Il considère aussi que l'indépendance nationale n'a de sens qu'en intégrant les questions sociales, qui déterminent ce qu'il nomme le « degré de réalité » de cette indépendance (accès au pain, à la terre, au pouvoir pour les classes populaires). Cette approche le conduit à associer l'indépendance au socialisme, qu'il définit comme un « régime tout entier tourné vers l'ensemble du peuple, basé sur le principe que l'homme est le bien le plus précieux ». Il milite également en faveur du panafricanisme et de l'internationalisation de la lutte algérienne.

De son expérience de noir minoritaire au sein de la société française et de ses observations en Algérie, il rédige Peau noire, masques blancs, dénonciation du racisme et de la « colonisation linguistique » dont il est l'une des victimes en Martinique. Ce livre est mal perçu à sa publication en 1952. Frantz Fanon évoquera à de multiples reprises le racisme dont il se sent victime dans les milieux intellectuels parisiens, affirmant ainsi « le Sud américain est pour le nègre un doux pays à côté des cafés de Saint-Germain ».

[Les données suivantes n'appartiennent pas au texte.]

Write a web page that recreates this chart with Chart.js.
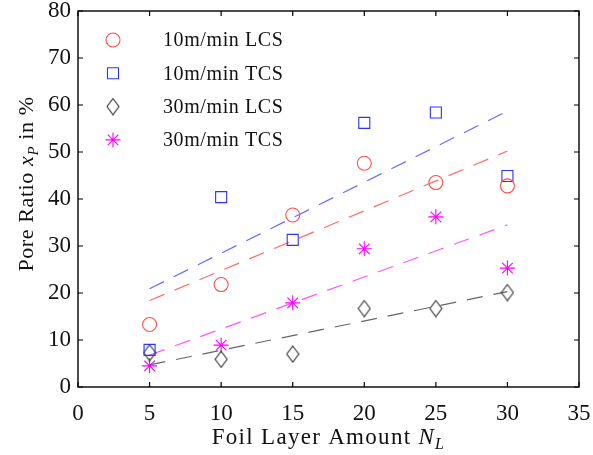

Dès ses premiers écrits, Fanon ne cesse de se référer au philosophe Jean-Paul Sartre qu’il rencontre à Rome en 1961. Sartre est séduit et bouleversé par cet homme. L’admiration est réciproque.

Atteint d'une leucémie, il meurt le 6 décembre 1961 à l'âge de 36 ans, quelques mois avant l'indépendance algérienne. Dans une lettre il demandera que sa dépouille reste en Algérie. Son corps sera inhumé par Chadli Bendjedid, futur président algérien, dans le cimetière de Sifana. En 1965 il sera transféré au cimetière des « Chouhadas », cimetière des martyrs de la guerre, près de la frontière algéro-tunisienne.

IBRAHIM FRANTZ FANON a eu deux enfants : Olivier, né en 1955, et Mireille, qui épousera Bernard Mendès France (fils de Pierre Mendès France).